After a while, though, I learned that Google was watching my every move. This will no doubt propel privacy proponents into a pronounced tizzy.
For example, I looked up directions to a theater, the Berkeley Repertory Theatre on my MacBook at some point during the day. Later my Nexus was informing that if I wanted to make it there in time for an 8pm opening, I had to leave now (it was 7pm) to make it on time (traffic had added a 12 minute delay it informed me).
Also, since Google knows my location, I’m constantly receiving weather forecasts for San Francisco and San Jose.
While implicit voice recognition — asking your iPhone (Siri) or your Android with Jelly Bean (Google Now) a specific question — is by now mainstream (even perhaps passe among the technorati), it’s this passive, behind-the-scenes/anticipatory style prediction that has me most energized about what the future holds.
I’m willing to give up a bit of privacy to Google (not the important stuff of course… like the fact that I like my espresso without sugar, or that a glass of Paul Hobbs Russian River Valley Pinot makes my evening all well and good) in order to improve the quality of information its services can assimilate for me. If that means I’m one step ahead then that’s a huge benefit.
Right “now”, we’re talking basics: weather, traffic, stocks, sports scores. Extrapolate ever so slightly and you can envision a smartphone that truly is smart; one that learns your daily, weekly and monthly living routines, and can respond intelligently. Imagine a phone that combines the best of location-based services, search algorithms, and artificial intelligence to create a device that comes awfully close to the ultimate sidekick.
Google Now is not quite there yet. The potential, though, is as clear as day. I admit it’s a somewhat frightening proposition – Google is watching what I do on its search page, on Maps, with my contacts, in my email, and who knows where else. I told my wife about it and she thought the idea atrocious, yet compelling. I think a lot of us feel that way – we want to embrace this new world of technology, social networking and all of the incredible wealth of information at our fingertips, yet we don’t want to sell our souls in the process.
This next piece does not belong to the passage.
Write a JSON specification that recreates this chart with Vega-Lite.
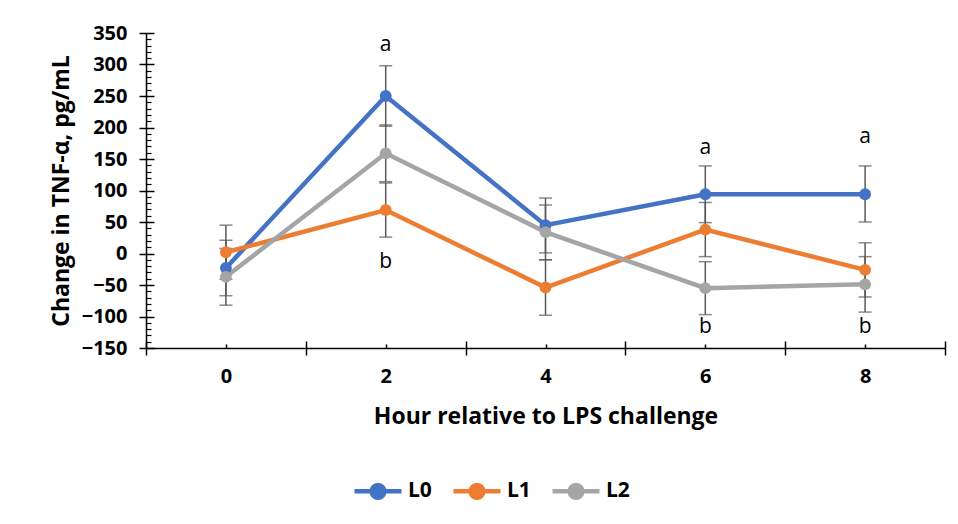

Oh, about those San Francisco 49ers.
Google Now must have a thing for baseball.
It absolutely loves updating me on the Giants games. 9-6W! 9-3W!
But try this one:
“What is the score in the San Francisco 49ers game?”
And you won’t get verbal love. Instead you’ll get passed to the search results which will take you to the web browser, and not a nicely formatted Google Card.
If it treats our beloved Niners like this, I can only imagine what it would think of the “Ottawa Rough Riders.”